Rob Franciosi and his study group pictured at a cemetery clean-up in Kraków. Photo courtesy Rob Franciosi.
Rob Franciosi and his study group pictured at a cemetery clean-up in Kraków. Photo courtesy Rob Franciosi.
Memorial at Treblinka extermination camp. Photo courtesy Rob Franciosi.
Memorial at Treblinka extermination camp. Photo courtesy Rob Franciosi.
Memorial at Majdanek concentration camp. Photo courtesy Rob Franciosi.
Memorial at Majdanek concentration camp. Photo courtesy Rob Franciosi.
Photo courtesy Rob Franciosi.
Photo courtesy Rob Franciosi.

Students spend many hours each semester reading about major historic events, but it is an entirely different experience to be in the presence of the areas where the historic events actually took place.

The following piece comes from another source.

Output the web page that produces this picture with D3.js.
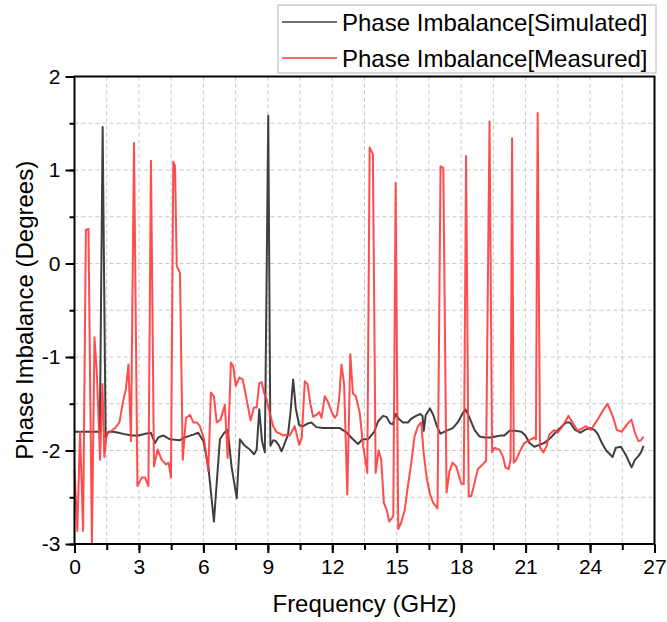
<!DOCTYPE html>
<html>
<head>
<meta charset="utf-8">
<script src="https://cdn.jsdelivr.net/npm/d3@7"></script>
<style>
  body { margin: 0; background: #fff; }
  text { font-family: "Liberation Sans", Arial, sans-serif; }
</style>
</head>
<body>
<div id="chart"></div>
<script>
// Phase imbalance vs frequency, simulated vs measured

// Simulated series
var freqSim = [0.0, 0.5, 1.0, 1.18, 1.31, 1.45, 1.58, 1.8, 2.05, 2.43, 2.67, 2.98, 3.3, 3.55, 3.75, 3.9,
  4.14, 4.45, 4.91, 5.14, 5.53, 5.76, 6.0, 6.23, 6.49, 6.62, 6.77, 6.97, 7.13, 7.31, 7.55, 7.7,
  7.93, 8.16, 8.36, 8.48, 8.6, 8.73, 8.86, 9.02, 9.12, 9.25, 9.37, 9.5, 9.64, 9.79, 9.94, 10.05,
  10.18, 10.3, 10.46, 10.64, 10.87, 11.03, 11.26, 11.57, 12.04, 12.35, 12.63, 12.96, 13.2, 13.4,
  13.66, 13.95, 14.13, 14.36, 14.52, 14.7, 14.82, 14.95, 15.09, 15.29, 15.52, 15.68, 15.9, 16.1,
  16.2, 16.26, 16.35, 16.55, 16.7, 16.87, 17.03, 17.31, 17.61, 17.84, 18.08, 18.2, 18.39, 18.62,
  18.85, 19.1, 19.4, 19.6, 19.86, 20.01, 20.25, 20.56, 20.8, 20.99, 21.18, 21.41, 21.64, 21.87,
  22.14, 22.42, 22.65, 22.88, 23.07, 23.3, 23.55, 23.75, 24.0, 24.2, 24.35, 24.55, 24.75, 25.05,
  25.2, 25.44, 25.67, 25.93, 26.09, 26.25, 26.37, 26.49];
var phaseSim = [-1.8, -1.8, -1.8, -1.8, 1.46, -1.86, -1.8, -1.8, -1.81, -1.83, -1.84, -1.84, -1.82, -1.81, -1.92, -1.86,
  -1.84, -1.88, -1.89, -1.86, -1.83, -1.81, -1.9, -2.17, -2.76, -2.35, -1.88, -1.81, -1.78, -2.17, -2.51, -1.88,
  -1.95, -1.99, -2.04, -1.99, -1.56, -1.9, -2.02, 1.58, -1.95, -1.89, -1.9, -1.94, -2.01, -1.92, -1.83, -1.6,
  -1.24, -1.55, -1.73, -1.74, -1.71, -1.7, -1.75, -1.76, -1.76, -1.76, -1.8, -1.88, -1.93, -1.88,
  -1.88, -1.8, -1.69, -1.63, -1.64, -1.71, -1.72, -1.61, -1.66, -1.7, -1.7, -1.66, -1.63, -1.61,
  -1.63, -1.79, -1.62, -1.55, -1.62, -1.74, -1.82, -1.79, -1.76, -1.7, -1.6, -1.56, -1.65, -1.78,
  -1.85, -1.86, -1.86, -1.85, -1.84, -1.84, -1.79, -1.79, -1.8, -1.84, -1.92, -1.96, -1.94, -1.92,
  -1.87, -1.8, -1.75, -1.7, -1.7, -1.78, -1.81, -1.78, -1.76, -1.78, -1.82, -1.92, -2.0, -2.07,
  -1.97, -1.96, -2.05, -2.18, -2.1, -2.06, -2.02, -1.95];

// Measured series
var freqMeas = [0.0, 0.13, 0.26, 0.4, 0.53, 0.65, 0.81, 0.93, 1.04, 1.19, 1.3, 1.39, 1.5, 1.66, 1.89, 2.09,
  2.28, 2.39, 2.51, 2.63, 2.77, 2.93, 3.13, 3.29, 3.44, 3.56, 3.7, 3.87, 4.06, 4.26, 4.38, 4.49,
  4.6, 4.68, 4.76, 4.91, 5.04, 5.19, 5.38, 5.53, 5.69, 5.84, 6.03, 6.23, 6.35, 6.49, 6.62, 6.8,
  7.0, 7.13, 7.28, 7.39, 7.51, 7.67, 7.83, 8.01, 8.2, 8.35, 8.48, 8.6, 8.71, 8.82, 8.94, 9.09,
  9.25, 9.4, 9.56, 9.71, 9.87, 10.02, 10.25, 10.46, 10.58, 10.72, 10.85, 10.98, 11.11, 11.26, 11.39, 11.5,
  11.65, 11.78, 11.96, 12.11, 12.22, 12.31, 12.43, 12.55, 12.7, 12.84, 12.96, 13.1, 13.28, 13.43, 13.63, 13.74,
  13.89, 14.02, 14.16, 14.28, 14.4, 14.54, 14.65, 14.78, 14.84, 14.95, 15.07, 15.21, 15.37, 15.52, 15.68, 15.83,
  15.99, 16.14, 16.25, 16.4, 16.55, 16.7, 16.9, 17.04, 17.17, 17.32, 17.46, 17.6, 17.77, 18.0, 18.12, 18.23,
  18.35, 18.47, 18.62, 18.77, 19.0, 19.16, 19.32, 19.44, 19.55, 19.78, 19.94, 20.06, 20.21, 20.3, 20.37, 20.45,
  20.56, 20.71, 20.94, 21.1, 21.25, 21.41, 21.48, 21.56, 21.67, 21.83, 21.98, 22.1, 22.33, 22.49, 22.72, 22.99,
  23.19, 23.42, 23.65, 23.81, 24.04, 24.35, 24.58, 24.81, 25.05, 25.25, 25.47, 25.72, 25.93, 26.09, 26.25, 26.37,
  26.49];
var phaseMeas = [-2.2, -2.86, -1.8, -2.86, 0.36, 0.37, -3.0, -0.79, -1.17, -2.1, -1.29, -2.07, -1.82, -1.8, -1.76, -1.7,
  -1.45, -1.35, -1.08, -1.9, 1.29, -2.38, -2.29, -2.29, -2.38, 1.1, -2.17, -1.99, -2.1, -2.15, -2.13, -2.29,
  1.09, 1.04, -0.03, -0.1, -2.1, -1.65, -1.62, -1.7, -1.7, -1.74, -1.88, -2.22, -1.38, -1.42, -1.7, -1.67,
  -1.51, -2.08, -1.06, -1.1, -1.31, -1.22, -1.24, -1.45, -1.68, -1.54, -1.54, -1.28, -1.27, -1.38, -1.45, -1.6,
  -1.74, -1.8, -1.82, -1.84, -1.83, -1.84, -1.74, -1.94, -1.86, -1.26, -1.29, -1.5, -1.64, -1.62, -1.59, -1.65,
  -1.42, -1.47, -1.58, -1.65, -1.62, -1.47, -1.08, -1.29, -2.47, -0.97, -1.39, -1.42, -1.6, -1.94, -2.24, 1.24,
  1.17, -2.24, -2.0, -2.1, -2.56, -2.64, -2.76, -2.72, -2.7, 0.86, -2.84, -2.77, -2.64, -2.38, -2.13, -1.85,
  -1.74, -1.7, -2.02, -2.3, -2.47, -2.56, -2.62, 1.04, 1.02, -2.45, -2.22, -2.13, -2.17, -2.35, -2.36, 1.15,
  -2.49, -2.49, -2.35, -2.2, -2.15, -2.11, 1.52, -2.02, -1.97, -1.99, -2.06, -2.18, -2.2, -2.1, 1.34, -2.13,
  -2.1, -2.02, -1.92, -1.9, -1.88, -1.86, -1.88, 1.61, -1.97, -2.02, -1.95, -1.83, -1.78, -1.81, -1.74, -1.63,
  -1.7, -1.79, -1.76, -1.74, -1.78, -1.67, -1.58, -1.5, -1.63, -1.78, -1.8, -1.72, -1.67, -1.81, -1.9, -1.89,
  -1.85];

var xTickLabels = [0, 3, 6, 9, 12, 15, 18, 21, 24, 27];
var yTickLabels = [-3, -2, -1, 0, 1, 2];
var seriesNames = ["Phase Imbalance[Simulated]", "Phase Imbalance[Measured]"];
var seriesColors = ["#3f3f3f", "#ff3838"];

var svgWidth = 667;
var svgHeight = 622;
var margin = { top: 76.5, right: 12.5, bottom: 78, left: 74.5 };
var chartWidth = svgWidth - margin.left - margin.right;
var chartHeight = svgHeight - margin.top - margin.bottom;

var svg = d3.select("#chart")
  .append("svg")
  .attr("width", svgWidth)
  .attr("height", svgHeight);

var chartGroup = svg.append("g")
  .attr("transform", `translate(${margin.left}, ${margin.top})`);

var xScale = d3.scaleLinear().domain([0, 27]).range([0, chartWidth]);
var yScale = d3.scaleLinear().domain([-3, 2]).range([chartHeight, 0]);

// grid lines every minor step
var xGrid = d3.range(1.5, 27, 1.5);
var yGrid = d3.range(-2.5, 2, 0.5);
chartGroup.selectAll(".xgrid").data(xGrid).enter().append("line")
  .attr("x1", d => xScale(d)).attr("x2", d => xScale(d))
  .attr("y1", 0).attr("y2", chartHeight)
  .attr("stroke", "#c8c8c8").attr("stroke-width", 1).attr("stroke-dasharray", "4,3");
chartGroup.selectAll(".ygrid").data(yGrid).enter().append("line")
  .attr("x1", 0).attr("x2", chartWidth)
  .attr("y1", d => yScale(d)).attr("y2", d => yScale(d))
  .attr("stroke", "#c8c8c8").attr("stroke-width", 1).attr("stroke-dasharray", "4,3");

// lines
var simData = freqSim.map((f, i) => [f, phaseSim[i]]);
var measData = freqMeas.map((f, i) => [f, phaseMeas[i]]);
var line = d3.line().x(d => xScale(d[0])).y(d => yScale(d[1]));

chartGroup.append("path")
  .datum(simData)
  .attr("d", line)
  .attr("fill", "none")
  .attr("stroke", seriesColors[0])
  .attr("stroke-width", 2)
  .attr("stroke-linejoin", "round");

chartGroup.append("path")
  .datum(measData)
  .attr("d", line)
  .attr("fill", "none")
  .attr("stroke", seriesColors[1])
  .attr("stroke-opacity", 0.9)
  .attr("stroke-width", 2)
  .attr("stroke-linejoin", "round");

// axes (plain hyphen for negatives, like the original)
var plainFmt = d => String(d);
var bottomMinor = d3.axisBottom(xScale).tickValues(d3.range(0, 27.1, 1.5)).tickSize(6).tickFormat("");
var bottomAxis = d3.axisBottom(xScale).tickValues(xTickLabels).tickSize(9).tickPadding(6).tickFormat(plainFmt);
var leftMinor = d3.axisLeft(yScale).tickValues(d3.range(-3, 2.01, 0.5)).tickSize(5).tickFormat("");
var leftAxis = d3.axisLeft(yScale).tickValues(yTickLabels).tickSize(9).tickPadding(5).tickFormat(plainFmt);

function styleAxis(g) {
  g.select(".domain").remove();
  g.selectAll(".tick line").attr("stroke", "#000").attr("stroke-width", 2);
  g.selectAll("text")
    .attr("fill", "#000")
    .style("font-family", "'Liberation Sans', Arial, sans-serif")
    .style("font-size", "21px");
}

chartGroup.append("g").attr("transform", `translate(0, ${chartHeight})`).call(bottomMinor).call(styleAxis);
chartGroup.append("g").attr("transform", `translate(0, ${chartHeight})`).call(bottomAxis).call(styleAxis);
chartGroup.append("g").call(leftMinor).call(styleAxis);
chartGroup.append("g").call(leftAxis).call(styleAxis);

// frame
chartGroup.append("rect")
  .attr("x", 0).attr("y", 0)
  .attr("width", chartWidth).attr("height", chartHeight)
  .attr("fill", "none").attr("stroke", "#000").attr("stroke-width", 2);

// axis labels
chartGroup.append("text")
  .attr("x", chartWidth / 2)
  .attr("y", chartHeight + 68)
  .attr("text-anchor", "middle")
  .attr("font-size", "24px")
  .text("Frequency (GHz)");

chartGroup.append("text")
  .attr("transform", "rotate(-90)")
  .attr("x", -chartHeight / 2)
  .attr("y", -margin.left + 33)
  .attr("text-anchor", "middle")
  .attr("font-size", "24px")
  .text("Phase Imbalance (Degrees)");

// legend
var legend = svg.append("g").attr("transform", "translate(278, 5)");
legend.append("rect")
  .attr("x", 0).attr("y", 0)
  .attr("width", 378).attr("height", 68)
  .attr("fill", "#fff").attr("stroke", "#b4b4b4").attr("stroke-width", 1);

seriesNames.forEach(function(name, i) {
  var yRow = 17 + i * 36;
  legend.append("line")
    .attr("x1", 4).attr("x2", 59)
    .attr("y1", yRow).attr("y2", yRow)
    .attr("stroke", seriesColors[i]).attr("stroke-width", 1.5);
  legend.append("text")
    .attr("x", 64)
    .attr("y", yRow + 8.5)
    .attr("font-size", "24px")
    .attr("fill", "#000")
    .text(name);
});
</script>
</body>
</html>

Recently, a study group traveled to Ukraine, Poland and the Czech Republic to visit former Holocaust camps and ghettos, as well as museums and memorials at Babi Yar, the Treblinka extermination camp and Majdanek concentration camp, among others. The group consisted of Rob Franciosi, professor of English, Grand Valley honor students, nine faculty members from educational institutions in the U.S. and Canada, two Air Force cadets and a doctoral student from London.

"The vastness of Auschwitz-Birkenau can be stated in a text or illustrated via maps, movies and photographs, but encountering the physical geography brings an entirely new dimension to one's knowledge," Franciosi said.

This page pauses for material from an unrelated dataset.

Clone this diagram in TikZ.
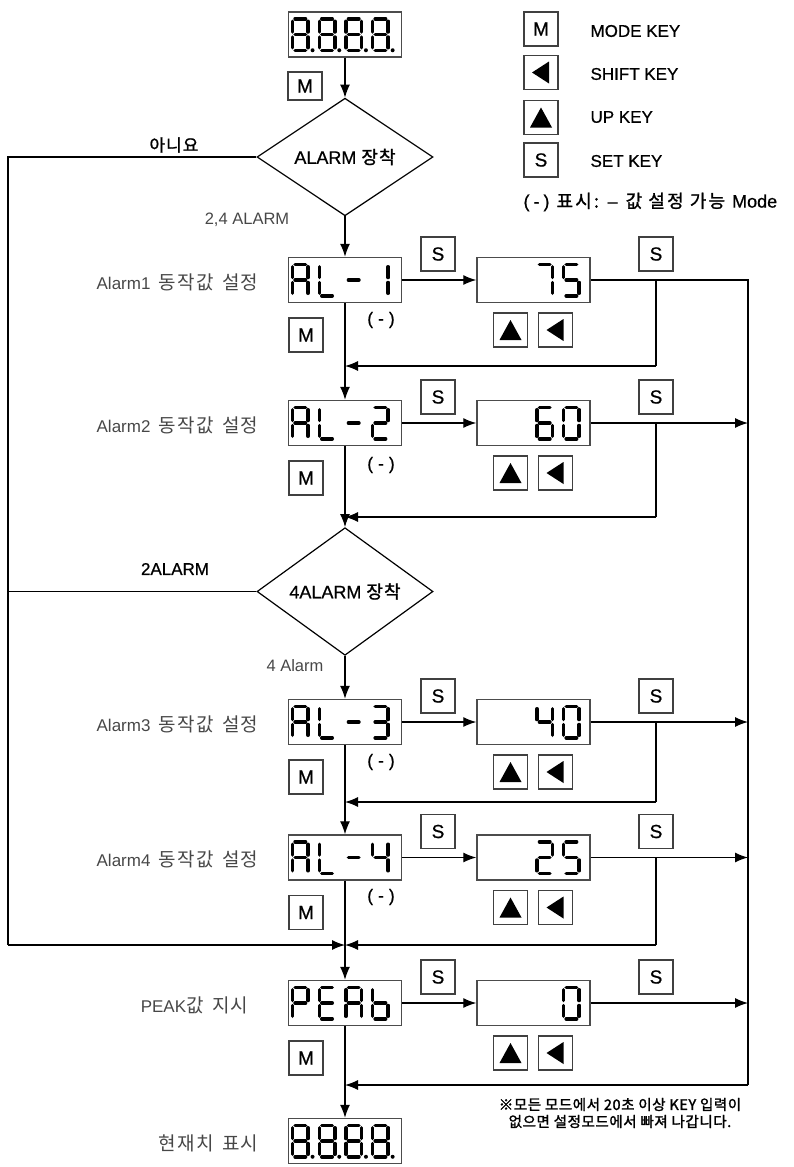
\documentclass[tikz,border=0pt]{standalone}
\usepackage{fontspec}
\setmainfont{Liberation Sans}
\newfontfamily\lsb{Liberation Sans}[FakeBold=0.7]
\newfontfamily\kr{Noto Sans CJK KR}[LetterSpace=7]
\newfontfamily\krm{Noto Sans CJK KR}[FakeBold=1.2,LetterSpace=6]
\newfontfamily\krw{Noto Sans CJK KR}[FakeBold=1.2,LetterSpace=12]
\newfontfamily\krb{Noto Sans CJK KR}[FakeBold=1.8,LetterSpace=4]
\usetikzlibrary{arrows.meta,shapes.geometric}

% seven-segment glyph: stroke centres span 15.5 x 31.5, y grows downward
\tikzset{
  sega/.style={insert path={(2.5,0)--(13,0)}},
  segb/.style={insert path={(15.5,2.5)--(15.5,13.25)}},
  segc/.style={insert path={(15.5,18.25)--(15.5,29)}},
  segd/.style={insert path={(2.5,31.5)--(13,31.5)}},
  sege/.style={insert path={(0,18.25)--(0,29)}},
  segf/.style={insert path={(0,2.5)--(0,13.25)}},
  segg/.style={insert path={(2.5,15.75)--(13,15.75)}},
  segline/.style={line width=3.5pt, line cap=round, draw=black},
  conn/.style={draw=black, line width=1.2pt},
  arr/.style={conn, -{Latex[length=13pt,width=10pt]}},
  disp/.style={draw=black!70, line width=1.4pt, minimum width=113pt,
    minimum height=45pt, inner sep=0pt},
  keybox/.style={draw=black!75, line width=1.2pt, minimum width=34pt,
    minimum height=34pt, inner sep=0pt, font=\lsb\fontsize{19}{19}\selectfont},
  decide/.style={diamond, draw=black, line width=1.2pt, minimum width=176pt,
    minimum height=90pt, inner sep=0pt, font=\lsb\fontsize{18}{18}\selectfont},
  rowlabel/.style={anchor=east, text=black!72, font=\fontsize{17}{17}\selectfont},
  tag/.style={font=\lsb\fontsize{17}{17}\selectfont},
  softtag/.style={text=black!72, font=\fontsize{16.5}{16.5}\selectfont},
  minus/.style={font=\lsb\fontsize{17.5}{17.5}\selectfont},
  legend/.style={anchor=west, font=\lsb\fontsize{17}{17}\selectfont},
}
% larger Hangul inside the row labels
\newcommand\hg[1]{{\kr\fontsize{19}{19}\selectfont #1}}

% \glyph{display node}{cell index 0..3}{segment letters}
\newcommand\glyph[3]{%
  \begin{scope}[shift={(#1.west)}, shift={({4.75+26.7*#2},-15.75)}]
    \foreach \s in {#3}{\edef\next{\noexpand\draw[segline] (0,0) [seg\s];}\next}
  \end{scope}}
% same, for the right-aligned value displays
\newcommand\vglyph[3]{%
  \begin{scope}[shift={(#1.west)}, shift={({7.25+26.7*#2},-15.75)}]
    \foreach \s in {#3}{\edef\next{\noexpand\draw[segline] (0,0) [seg\s];}\next}
  \end{scope}}
% decimal point after a cell
\newcommand\gdot[2]{%
  \begin{scope}[shift={(#1.west)}, shift={({4.75+26.7*#2},-15.75)}]
    \fill (20,31.5) circle[radius=2pt];
  \end{scope}}
\newcommand\alleights[1]{%
  \foreach \i in {0,1,2,3}{\glyph{#1}{\i}{a,b,c,d,e,f,g}\gdot{#1}{\i}}}

\begin{document}
\begin{tikzpicture}[x=1pt,y=-1pt]
\useasboundingbox (0,0) rectangle (793,1167);

% ---- legend ----
\node[keybox] (lgm) at (541,29) {M};
\node[keybox] (lgs) at (541,72.5) {};
\fill ([xshift=-9pt]lgs.center) -- ++(17,-11) -- ++(0,22) -- cycle;
\node[keybox] (lgu) at (541,117.5) {};
\fill ([yshift=10pt]lgu.center) -- ++(11,20) -- ++(-22,0) -- cycle;
\node[keybox] (lgt) at (541,160) {S};
\node[legend] at (587,31) {MODE KEY};
\node[legend] at (587,74) {SHIFT KEY};
\node[legend] at (587,117) {UP KEY};
\node[legend] at (587,161) {SET KEY};
\node[legend, font=\lsb\fontsize{18}{18}\selectfont] at (520,202)
  {(\hspace{4pt}-\hspace{4pt})\hspace{2pt} {\krw 표시:}\hspace{2pt} –\hspace{3pt} {\krw 값 설정 가능}\hspace{2pt} Mode};

% ---- main column ----
\node[disp] (top) at (345,34.5) {};
\alleights{top}
\node[keybox, minimum height=28pt] (mt) at (305,86) {M};

\node[decide] (d1) at (345,157) {ALARM {\krm 장착}};
\node[tag] at (174,145) {\krm 아니요};
\node[softtag] at (247,220) {2,4 ALARM};

% row displays
\node[disp] (al1) at (345,280) {};
\node[disp] (al2) at (345,423) {};
\node[decide] (d2) at (345,591.5) {4ALARM {\krm 장착}};
\node[disp] (al3) at (345,722) {};
\node[disp] (al4) at (345,857.5) {};
\node[disp] (pk) at (345,1003) {};
\node[disp] (bot) at (345,1141) {};
\alleights{bot}

\node[tag] at (175,569) {2ALARM};
\node[softtag] at (295,666) {4 Alarm};

% value displays
\node[disp] (v1) at (533.5,280) {};
\node[disp] (v2) at (533.5,423) {};
\node[disp] (v3) at (533.5,722) {};
\node[disp] (v4) at (533.5,857.5) {};
\node[disp] (v5) at (533.5,1003) {};

% glyphs: AL-n
\foreach \n in {al1,al2,al3,al4}{
  \glyph{\n}{0}{a,b,c,e,f,g}
  \glyph{\n}{1}{d,e,f}
  \glyph{\n}{2}{g}}
\glyph{al1}{3}{b,c}
\glyph{al2}{3}{a,b,g,e,d}
\glyph{al3}{3}{a,b,g,c,d}
\glyph{al4}{3}{f,g,b,c}
% PEAK
\glyph{pk}{0}{a,b,f,g,e}
\glyph{pk}{1}{a,f,g,e,d}
\glyph{pk}{2}{a,b,c,e,f,g}
\glyph{pk}{3}{f,e,g,c,d}
% values
\vglyph{v1}{2}{a,b,c}
\vglyph{v1}{3}{a,f,g,c,d}
\vglyph{v2}{2}{a,f,g,e,d,c}
\vglyph{v2}{3}{a,b,c,d,e,f}
\vglyph{v3}{2}{f,g,b,c}
\vglyph{v3}{3}{a,b,c,d,e,f}
\vglyph{v4}{2}{a,b,g,e,d}
\vglyph{v4}{3}{a,f,g,c,d}
\vglyph{v5}{3}{a,b,c,d,e,f}

% row labels
\node[rowlabel] at (262,282) {Alarm1\hspace{8pt}\hg{동작값\hspace{3pt} 설정}};
\node[rowlabel] at (262,425) {Alarm2\hspace{8pt}\hg{동작값\hspace{3pt} 설정}};
\node[rowlabel] at (262,724) {Alarm3\hspace{8pt}\hg{동작값\hspace{3pt} 설정}};
\node[rowlabel] at (262,859) {Alarm4\hspace{8pt}\hg{동작값\hspace{3pt} 설정}};
\node[rowlabel] at (252,1005) {PEAK\hg{값\hspace{3pt} 지시}};
\node[rowlabel] at (262,1143) {\hg{현재치\hspace{3pt} 표시}};

% minus-allowed marks
\foreach \y in {320,465,762,897}{\node[minus] at (381,\y) {(\hspace{5pt}-\hspace{5pt})};}

% keys per row
\foreach \n/\y in {1/280,2/423,3/722,4/857.5,5/1003}{
  \node[keybox] (sl\n) at (438,\y-26) {S};
  \node[keybox] (sr\n) at (656,\y-26) {S};
  \node[keybox] (m\n) at (306,\y+55) {M};
  \node[keybox] (u\n) at (510.5,\y+50) {};
  \node[keybox] (h\n) at (555.5,\y+50) {};
  \fill ([yshift=10pt]u\n.center) -- ++(11,20) -- ++(-22,0) -- cycle;
  \fill ([xshift=-9pt]h\n.center) -- ++(17,-11) -- ++(0,22) -- cycle;
}

% ---- connectors ----
\coordinate (lt) at (8,157);
\coordinate (l2) at (8,591.5);
\coordinate (lb) at (8,945);
\coordinate (j4) at (345,945);
\coordinate (rt) at (748,280);
\coordinate (rb) at (748,1085);
\coordinate (jb) at (345,1085);

\draw[arr] (top.south) -- (d1.north);
\draw[conn] (d1.west) -- (lt) -- (lb);
\draw[arr] (lb) -- (j4);
\draw[conn] (d2.west) -- (l2);
\draw[arr] (d1.south) -- (al1.north);
\draw[arr] (al1.south) -- (al2.north);
\draw[arr] (al2.south) -- (d2.north);
\draw[arr] (d2.south) -- (al3.north);
\draw[arr] (al3.south) -- (al4.north);
\draw[arr] (al4.south) -- (pk.north);
\draw[arr] (pk.south) -- (bot.north);

\foreach \a/\b in {al1/v1,al2/v2,al3/v3,al4/v4,pk/v5}{\draw[arr] (\a.east) -- (\b.west);}

% right exit line
\draw[conn] (v1.east) -- (rt) -- (rb);
\draw[arr] (rb) -- (jb);
\foreach \n/\y in {2/423,3/722,4/857.5,5/1003}{
  \coordinate (re\n) at (748,\y);
  \draw[arr] (v\n.east) -- (re\n);}

% return loops after each value
\foreach \n/\y/\r in {1/280/366,2/423/517,3/722/802,4/857.5/945}{
  \coordinate (ka\n) at (656,\y);
  \coordinate (kb\n) at (656,\r);
  \coordinate (kc\n) at (345,\r);
  \draw[conn] (ka\n) -- (kb\n);
  \draw[arr] (kb\n) -- (kc\n);}

% note
\node[font=\krb\fontsize{14.5}{17}\selectfont, align=center] at (620,1113)
  {※모든 모드에서 20초 이상 KEY 입력이\\없으면 설정모드에서 빠져 나갑니다.};
\end{tikzpicture}
\end{document}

Franciosi added that during expeditions such as these, students learn that history is not only the story of what happened, but also how we choose to remember what happened in the past.

"At every turn in the trip, they confronted layers of historical memory and commemoration," Franciosi said. "Indeed, in the Ukraine, recent events illustrate this process at work. We could see evidence of how the Soviet Union imposed a form of memory on Ukraine. After the fall of the Soviet Union, Ukrainians acted to recover their own historical memory."

The study trip was sponsored by the Holocaust Education Foundation of Northwestern University, and was underwritten by Grand Valley's Joseph Stevens Freedom Endowment.

Created to honor its namesake, a Holocaust survivor who often spoke to classes at Grand Valley, the endowment not only sponsors lectures about the Holocaust and other human rights topics, but it also assists Grand Valley students in their travels to Europe.

Ariana Martineau, a junior who is majoring in history and education, said visiting the former camps sent her on an emotional roller coaster.

"The memorials left you speechless as you stood there overwhelmed by the realization that this was and is so much bigger than you could have ever imagined," Martineau said. "This trip was a life-changing and eye-opening experience; you can't really see the world in the same way afterward."

A portion of this trip also consisted of traveling to various neglected Jewish cemeteries to clean them.

Martineau said that although the Holocaust is a heavy topic, the sadness and pity typically associated with the subject should not be the primary focus for students.

"You see all of these terrible things that humans did to other humans, but what should be taken from studying the Holocaust is to learn from other people's mistakes and to make sure they don't happen again," Martineau said. "This trip really affected the way I look at some world issues because sometimes I can spot similarities to some things going on in our world now."